CommonSpace columnist Fraser Stewart says the Americanisation of Europe and policies such as TTIP bring grave dangers
RICH people really, really love oil. Many would probably trade their children for a mid-sized well in the back garden.
Most of us, however, like oil the appropriate amount. Where investors see black gold, some of us see it for what it really is – an interim fix at best, and the primary motivator of western vanity expeditions into the likes of Iraq and Syria at worst.
Never are we content with our lot. Conservative desires to force through fracking – the geological equivalent to searching for change down the back of the sofa – despite such widespread public opposition makes clear their agenda: if there’s money to be made, we will make it, regardless of how many subsidies we have to revoke from the renewables industry to do so.
Renewable energy is an obviously incredible thing. That communities such as Gigha have become entirely self-sustaining marks a point in both scientific and human history of truly outstanding innovation that should be celebrated, not strangled.
Renewable energy is an obviously incredible thing. That communities such as Gigha have become entirely self-sustaining marks a point of truly outstanding innovation.
So why are we resolved to wage war on this seemingly magnificent beacon of human progress? For the same reasons we always wage war, of course.
The American oil obsession has spread across Europe like a BP spillage. Although the United States might not wish to invade us physically, their ideological impregnation is becoming more and more evident with every tax-free transaction, particularly in the City of London.
Take the Transatlantic Trade & Investment Partnership (TTIP). An exemplary doctrine of big fat American economic philosophy, TTIP promotes such innovative ideals as the abolition of food safety standards; health extortion; deregulation of the financial sector and, by no small coincidence – a relaxing of environmental legislation.
I’m sure that the polluted ocean of profit available when the nuisances of quality control and human compassion are removed never featured at all in the designing of the totally star-spangled awesome TTIP agreement.
The sad reality, of course, is that fracking is a sterling example of a bilateral assassination of decency that typifies Conservative neoliberal economics the world over: ruthless fat-cattery, oligarchical brutality and ignorance.
The American oil obsession has spread across Europe like a BP spillage.
Economic arguments underpin any support for the extraction of fossil fuels (unless you’re Scotland, in which case shut up). But while we throw subsidies and tax cuts at fracking companies for entirely their own benefit, something has to give. Welfare. Tuition fees. Renewable subsidies.
Some might argue that, if these companies make their money, the economy will soar and everyone will benefit. Those people are wrong. You know the one thing trickle-down economics and the long-term unemployed have in common? Neither of them works, and unless something drastic changes, neither of them ever will.
Corporate profit cannot feed a family on the steps of the food banks. It cannot educate us or treat us for illness, it is no substitute for quality of life and nor can it sustain the environment.
All it can do is promulgate a cycle of inequality that helps the rich get richer while the rest of us get roundly fucked.

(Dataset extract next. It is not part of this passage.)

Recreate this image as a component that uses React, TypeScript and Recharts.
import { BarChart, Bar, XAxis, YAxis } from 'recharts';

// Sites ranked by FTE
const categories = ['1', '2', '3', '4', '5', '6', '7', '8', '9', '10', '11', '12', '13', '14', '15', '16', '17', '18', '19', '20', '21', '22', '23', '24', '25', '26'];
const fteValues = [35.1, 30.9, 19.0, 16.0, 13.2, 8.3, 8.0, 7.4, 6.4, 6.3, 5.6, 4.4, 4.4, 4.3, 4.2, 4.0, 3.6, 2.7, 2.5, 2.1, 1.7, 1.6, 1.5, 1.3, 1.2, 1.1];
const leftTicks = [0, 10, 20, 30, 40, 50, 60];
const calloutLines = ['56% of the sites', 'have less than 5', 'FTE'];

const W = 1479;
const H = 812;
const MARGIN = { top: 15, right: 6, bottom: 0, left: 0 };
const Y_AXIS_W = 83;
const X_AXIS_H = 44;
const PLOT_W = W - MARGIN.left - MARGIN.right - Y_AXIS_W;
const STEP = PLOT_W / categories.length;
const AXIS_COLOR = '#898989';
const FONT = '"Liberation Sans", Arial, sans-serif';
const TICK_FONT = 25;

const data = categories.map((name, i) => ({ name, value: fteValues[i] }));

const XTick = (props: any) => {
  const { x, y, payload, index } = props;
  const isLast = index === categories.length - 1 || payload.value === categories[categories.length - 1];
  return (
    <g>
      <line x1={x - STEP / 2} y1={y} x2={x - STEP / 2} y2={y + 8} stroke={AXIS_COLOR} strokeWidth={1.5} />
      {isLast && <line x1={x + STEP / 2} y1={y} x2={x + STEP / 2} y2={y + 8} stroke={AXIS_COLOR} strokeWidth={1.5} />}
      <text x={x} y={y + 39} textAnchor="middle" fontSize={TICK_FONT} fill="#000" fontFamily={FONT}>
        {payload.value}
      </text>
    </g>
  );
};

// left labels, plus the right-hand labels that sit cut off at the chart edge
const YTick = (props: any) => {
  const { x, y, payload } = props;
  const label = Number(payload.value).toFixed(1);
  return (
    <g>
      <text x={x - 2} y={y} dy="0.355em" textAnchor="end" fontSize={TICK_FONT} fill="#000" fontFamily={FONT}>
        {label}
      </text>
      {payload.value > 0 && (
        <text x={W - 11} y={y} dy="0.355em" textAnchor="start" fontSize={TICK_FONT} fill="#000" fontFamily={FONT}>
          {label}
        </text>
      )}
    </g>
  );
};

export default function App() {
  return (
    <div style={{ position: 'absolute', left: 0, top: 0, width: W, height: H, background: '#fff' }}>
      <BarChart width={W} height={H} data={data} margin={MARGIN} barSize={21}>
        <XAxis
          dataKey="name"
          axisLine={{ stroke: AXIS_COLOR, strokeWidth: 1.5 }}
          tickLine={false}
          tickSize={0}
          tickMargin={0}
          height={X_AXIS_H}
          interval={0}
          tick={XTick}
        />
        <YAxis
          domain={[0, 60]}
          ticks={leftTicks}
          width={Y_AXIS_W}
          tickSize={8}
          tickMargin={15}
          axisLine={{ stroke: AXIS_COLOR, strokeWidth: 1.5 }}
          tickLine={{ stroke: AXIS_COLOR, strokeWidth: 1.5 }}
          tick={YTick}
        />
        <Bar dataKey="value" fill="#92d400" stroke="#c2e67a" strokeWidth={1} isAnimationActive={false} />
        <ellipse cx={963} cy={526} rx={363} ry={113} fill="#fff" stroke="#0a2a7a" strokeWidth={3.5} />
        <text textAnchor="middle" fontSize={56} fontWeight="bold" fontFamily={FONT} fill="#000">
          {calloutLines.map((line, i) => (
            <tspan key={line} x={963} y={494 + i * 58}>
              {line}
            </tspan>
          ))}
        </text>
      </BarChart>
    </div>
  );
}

This isn’t just a war on people. This is a war on progress akin to religious dogma of the middle ages.
We are going backwards. The oil fetish is thus a bastion for the regressive fixations of a Western hierarchy unashamedly determined to make a quick buck at the expense of peace, morality and humankind.
One must wonder if the one per cent is an alien race after all, descendants of a Neoliberal deity on some far and distant planet. This might explain the complete lack of empathy for the wider human race as they routinely gift precedence to corporations over the vulnerable and poor in a war on people so crass and ruthless that to declare it evil would be entirely within reason.
But this isn’t just a war on people. This is a war on progress akin to religious dogma of the middle ages – a war fought steadily by Western neoliberals, to the detriment of humanity both ideologically and environmentally, with no sign of surrender.